同样的事情在网上也会发生。兴趣小组对于那些在日常生活中没办法结识有共同志趣的人来说意义重大。如果你偶然看到一个同城的博客,你很有可能回去留言。人们觉得当一些看似不可能发生的事情发生时便是命中注定。
原文为:
In the early 1970s, Stanley Milgram was intrigued by what he called “familiar strangers” - people who recognized each other in public life but never interacted. Through experiments, he found that people are most likely to interact with people when removed from the situation in which they are familiarly strangers. In other words, two people who take the same bus every day for years may never interact, but if they were to run into each other in a different environment across town, they would say hello and talk about the bus. If they run into each other in a foreign country, they will immediately be close friends.
We all recognize this in our own personal experiences traversing the world.

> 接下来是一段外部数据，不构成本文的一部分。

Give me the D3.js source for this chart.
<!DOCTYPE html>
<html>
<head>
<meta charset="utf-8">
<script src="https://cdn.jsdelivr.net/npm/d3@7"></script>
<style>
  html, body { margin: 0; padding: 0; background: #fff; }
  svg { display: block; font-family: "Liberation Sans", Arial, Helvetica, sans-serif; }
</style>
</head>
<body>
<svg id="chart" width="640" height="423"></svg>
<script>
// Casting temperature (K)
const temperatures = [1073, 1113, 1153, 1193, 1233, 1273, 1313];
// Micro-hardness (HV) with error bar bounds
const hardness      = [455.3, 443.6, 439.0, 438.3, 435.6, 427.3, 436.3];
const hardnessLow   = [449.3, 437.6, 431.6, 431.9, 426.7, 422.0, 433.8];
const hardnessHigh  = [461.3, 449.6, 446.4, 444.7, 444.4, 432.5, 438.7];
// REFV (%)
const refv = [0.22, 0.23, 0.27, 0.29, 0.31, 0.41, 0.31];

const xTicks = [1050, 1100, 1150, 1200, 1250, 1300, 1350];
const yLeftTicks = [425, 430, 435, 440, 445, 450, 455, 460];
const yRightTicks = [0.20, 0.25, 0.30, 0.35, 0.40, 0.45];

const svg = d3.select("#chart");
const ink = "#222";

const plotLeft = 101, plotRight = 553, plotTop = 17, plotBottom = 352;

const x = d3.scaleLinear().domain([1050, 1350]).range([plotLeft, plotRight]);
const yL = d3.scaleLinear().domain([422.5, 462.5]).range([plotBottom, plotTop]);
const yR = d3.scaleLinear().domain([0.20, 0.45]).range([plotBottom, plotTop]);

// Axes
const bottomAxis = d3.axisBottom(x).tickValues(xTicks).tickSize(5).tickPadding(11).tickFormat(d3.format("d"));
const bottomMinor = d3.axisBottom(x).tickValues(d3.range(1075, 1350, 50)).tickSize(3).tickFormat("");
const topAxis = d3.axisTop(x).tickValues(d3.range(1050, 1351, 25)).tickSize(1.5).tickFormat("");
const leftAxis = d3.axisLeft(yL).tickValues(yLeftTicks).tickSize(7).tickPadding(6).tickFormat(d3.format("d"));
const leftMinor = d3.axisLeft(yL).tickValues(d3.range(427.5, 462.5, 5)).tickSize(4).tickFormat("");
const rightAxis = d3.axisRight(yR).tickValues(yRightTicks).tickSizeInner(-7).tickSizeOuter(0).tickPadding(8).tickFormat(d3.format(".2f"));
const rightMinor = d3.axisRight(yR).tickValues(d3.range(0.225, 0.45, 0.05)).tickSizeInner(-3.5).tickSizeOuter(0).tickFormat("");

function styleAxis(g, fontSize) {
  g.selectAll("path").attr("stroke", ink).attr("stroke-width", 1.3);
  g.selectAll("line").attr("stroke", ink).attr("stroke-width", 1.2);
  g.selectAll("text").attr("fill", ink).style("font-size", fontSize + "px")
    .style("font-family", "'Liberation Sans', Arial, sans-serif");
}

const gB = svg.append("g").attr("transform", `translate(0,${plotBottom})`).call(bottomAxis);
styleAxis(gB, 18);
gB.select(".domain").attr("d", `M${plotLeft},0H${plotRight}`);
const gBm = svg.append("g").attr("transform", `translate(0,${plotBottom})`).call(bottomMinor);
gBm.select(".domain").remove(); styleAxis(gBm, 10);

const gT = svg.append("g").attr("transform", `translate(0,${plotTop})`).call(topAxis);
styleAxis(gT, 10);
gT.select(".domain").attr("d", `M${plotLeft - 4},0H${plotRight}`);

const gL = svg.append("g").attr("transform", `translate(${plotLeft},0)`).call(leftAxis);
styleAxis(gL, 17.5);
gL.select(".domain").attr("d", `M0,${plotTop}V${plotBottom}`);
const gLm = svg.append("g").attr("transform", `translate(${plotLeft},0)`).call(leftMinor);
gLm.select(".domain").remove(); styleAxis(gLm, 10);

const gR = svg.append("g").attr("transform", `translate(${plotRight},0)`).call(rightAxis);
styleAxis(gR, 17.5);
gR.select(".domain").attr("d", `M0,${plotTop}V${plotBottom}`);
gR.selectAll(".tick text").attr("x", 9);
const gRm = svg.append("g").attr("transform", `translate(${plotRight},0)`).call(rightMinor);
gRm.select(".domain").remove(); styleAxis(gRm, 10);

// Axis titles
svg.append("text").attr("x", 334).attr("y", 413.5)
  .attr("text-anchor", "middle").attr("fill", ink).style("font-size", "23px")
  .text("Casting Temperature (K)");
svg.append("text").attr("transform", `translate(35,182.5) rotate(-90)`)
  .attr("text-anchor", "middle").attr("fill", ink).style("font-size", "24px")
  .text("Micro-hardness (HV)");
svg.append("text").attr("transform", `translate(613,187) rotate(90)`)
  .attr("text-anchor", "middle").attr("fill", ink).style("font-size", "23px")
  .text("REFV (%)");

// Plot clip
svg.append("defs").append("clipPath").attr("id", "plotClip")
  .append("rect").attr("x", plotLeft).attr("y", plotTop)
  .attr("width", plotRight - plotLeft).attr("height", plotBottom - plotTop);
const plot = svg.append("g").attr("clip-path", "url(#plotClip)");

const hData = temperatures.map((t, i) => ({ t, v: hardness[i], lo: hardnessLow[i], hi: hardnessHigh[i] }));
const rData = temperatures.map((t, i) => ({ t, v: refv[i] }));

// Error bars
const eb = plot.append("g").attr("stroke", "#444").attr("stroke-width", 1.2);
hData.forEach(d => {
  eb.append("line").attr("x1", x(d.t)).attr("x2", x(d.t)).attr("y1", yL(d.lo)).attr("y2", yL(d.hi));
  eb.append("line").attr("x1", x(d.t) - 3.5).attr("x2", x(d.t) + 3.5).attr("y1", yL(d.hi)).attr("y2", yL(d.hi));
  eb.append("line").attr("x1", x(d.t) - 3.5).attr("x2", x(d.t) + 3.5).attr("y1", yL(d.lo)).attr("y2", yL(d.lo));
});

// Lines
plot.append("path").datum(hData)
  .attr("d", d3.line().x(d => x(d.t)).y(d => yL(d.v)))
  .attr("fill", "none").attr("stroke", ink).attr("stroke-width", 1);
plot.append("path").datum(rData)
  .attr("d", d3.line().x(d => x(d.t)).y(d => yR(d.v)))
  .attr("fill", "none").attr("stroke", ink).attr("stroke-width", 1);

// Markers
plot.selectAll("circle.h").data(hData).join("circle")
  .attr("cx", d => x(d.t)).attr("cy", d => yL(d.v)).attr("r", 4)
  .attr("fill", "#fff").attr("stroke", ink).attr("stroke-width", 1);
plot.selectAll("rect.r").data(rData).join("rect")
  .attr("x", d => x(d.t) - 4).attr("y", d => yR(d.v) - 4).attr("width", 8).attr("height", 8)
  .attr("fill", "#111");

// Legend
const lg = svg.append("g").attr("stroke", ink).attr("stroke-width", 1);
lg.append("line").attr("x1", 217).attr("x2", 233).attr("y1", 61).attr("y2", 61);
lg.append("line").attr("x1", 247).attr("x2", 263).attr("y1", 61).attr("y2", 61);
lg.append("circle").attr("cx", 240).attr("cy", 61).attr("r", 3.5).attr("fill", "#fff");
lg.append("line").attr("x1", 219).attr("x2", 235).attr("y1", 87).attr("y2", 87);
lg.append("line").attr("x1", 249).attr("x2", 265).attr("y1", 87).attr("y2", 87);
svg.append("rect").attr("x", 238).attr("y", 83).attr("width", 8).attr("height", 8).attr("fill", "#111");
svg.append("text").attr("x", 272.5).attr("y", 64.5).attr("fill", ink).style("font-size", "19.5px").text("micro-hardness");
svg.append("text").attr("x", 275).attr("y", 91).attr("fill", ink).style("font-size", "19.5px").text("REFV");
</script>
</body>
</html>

While you run into Americans all the time here in San Diego, if you were to cross the paths with one in a rural village in Bhutan, you would immediately stop and converse. Rareness matters.
The same is true online. Interests groups are particularly meaningful to people who don’t have access to people who share that interest in their everyday lives. If you run across a blogger from the same rural town as you, you are far more likely to drop them a note on that basis alone than if you both grew up in Chicago. People feel as though something is an act of fate when it seems probabilistically so unlikely to occur.
想想,我们的缘分或者交往隔膜,仅仅就是一层“熟悉的陌生人”隔膜!
BTW:有没有什么方法把这层透明薄膜给撕了呢?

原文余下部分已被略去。